Hanby wouldn’t reveal National Home Centers’ sales numbers because the company is private, but he did note that publicly held companies that cater to contractors have seen business drop by 30 percent to 40 percent over the past two years.
Another major problem is that construction companies often have no recourse if a buyer refuses to pay for work. Liens on property for nonpayment become worthless when a house goes into foreclosure, Hanby said. And Arkansas’s usury law caps the interest rate on collection at 7. 25 percent.
CUTTING BACK This is the second time Fujibayashi has been laid off because of the economy. In 1995, he was downsized from his job at Sampling Technology Inc. in Waldron, which makes environmental air monitors. Fujibayashi said his family understands their current economic situation.

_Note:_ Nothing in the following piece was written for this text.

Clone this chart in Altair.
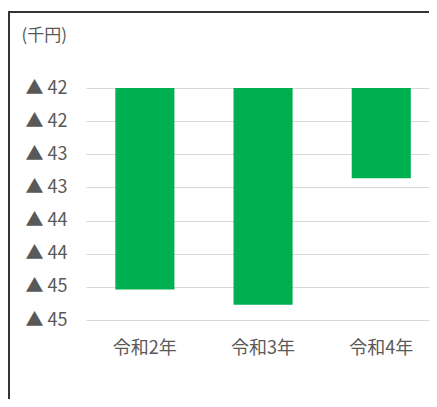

He has a wife, five grown children and five grandchildren. This Christmas, only the grandchildren will receive presents from Fujibayashi and his wife, instead of the entire family.
“We’ve cut back quite a bit,” Fujibayashi said. “We don’t eat out as much. We haven’t gone to a movie or any outside entertainment unless it was free.”
Their house is also suspended in mid-renovation. The carpet has been torn out awaiting hardwood floors that they now can’t afford.
“We don’t have the money to finish it,” Fujibayashi said.
Moving is a possibility, but the couple wants to remain in Northwest Arkansas or the Fort Smith area, if possible. Besides television production, Fujibayashi also has experience in marketing, environmental engineering and graphics, so he thinks the diversity of his background will help him land another good job.
For three years, Fujibayashi’s wife has had a part-time job maintaining photo booths, massage chairs and rides for children in area shopping malls.
Plus, the severance deal from Cox Communications will help the family get by for a few months.
Carter Fujibayashi said he will be eligible to apply for state unemployment benefits in February, citing the package.
“I’m not worried about the day-to-day stuff, but next year I’ll have to get my nose back into seriously looking for a job,” Fujibayashi said.